In my own work, I’ve seen how much more support shows up when requests are framed clearly and thoughtfully. When people know exactly what would be useful and why it matters, generosity has a place to land. Clarity doesn’t just invite support, it allows relationships to move forward with intention, collaboration, and shared momentum.

 

My 3 Core Ratings (1-5)

I enjoyed reading this book from start to finish. The examples felt relatable, human, and easy to connect with. They brought the concepts to life in a way that felt encouraging and motivating. 

This book meaningfully shifted how I think about relationships. It clarified how I allocate energy, attention, and emotional availability. The circles framework alone changed how I approach connection and boundaries. 

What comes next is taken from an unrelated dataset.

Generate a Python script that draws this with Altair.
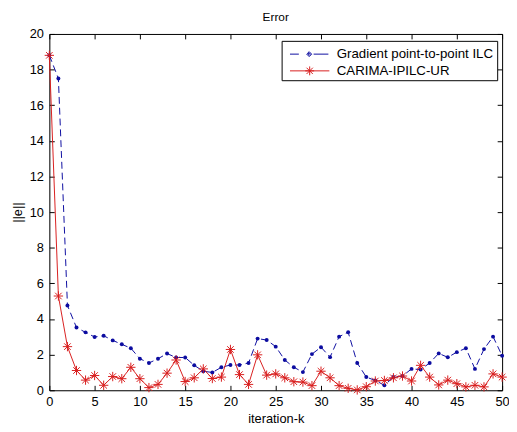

Some ideas were immediately actionable and easy to try. For me, some of the others require practice and deeper shifts in how I think and relate. Overall, it feels doable, developmental, and something I’m excited to grow into. 

Mic Drop Moment:

“The relationships you’re cultivating right now will dictate what you’re achieving one, five, or ten years down the road.”

– Selena Soo

 

Notes, Nudges & Nuggets:

✔ When someone shares a goal, pause before offering help and ask one clarifying question to understand what would actually move the needle.

✔ Notice which relationships feel energizing and which feel draining, then let that inform how you allocate your time.

✔ Make one request this week that’s clear, concrete, and easy for someone to say yes to.

✔ Remember that relationships are built through consistency, not intensity.

If you’re thinking about picking up this book—or doing any Amazon shopping—clicking through my link helps support future reviews at no extra cost to you. Thank you so much for your support!

 

Final Reflection:

Rich relationships grow when you trust your value, stay present, and give from a place that feels honest and sustainable.

_________________________

Where might you already be adding more value than you give yourself credit for?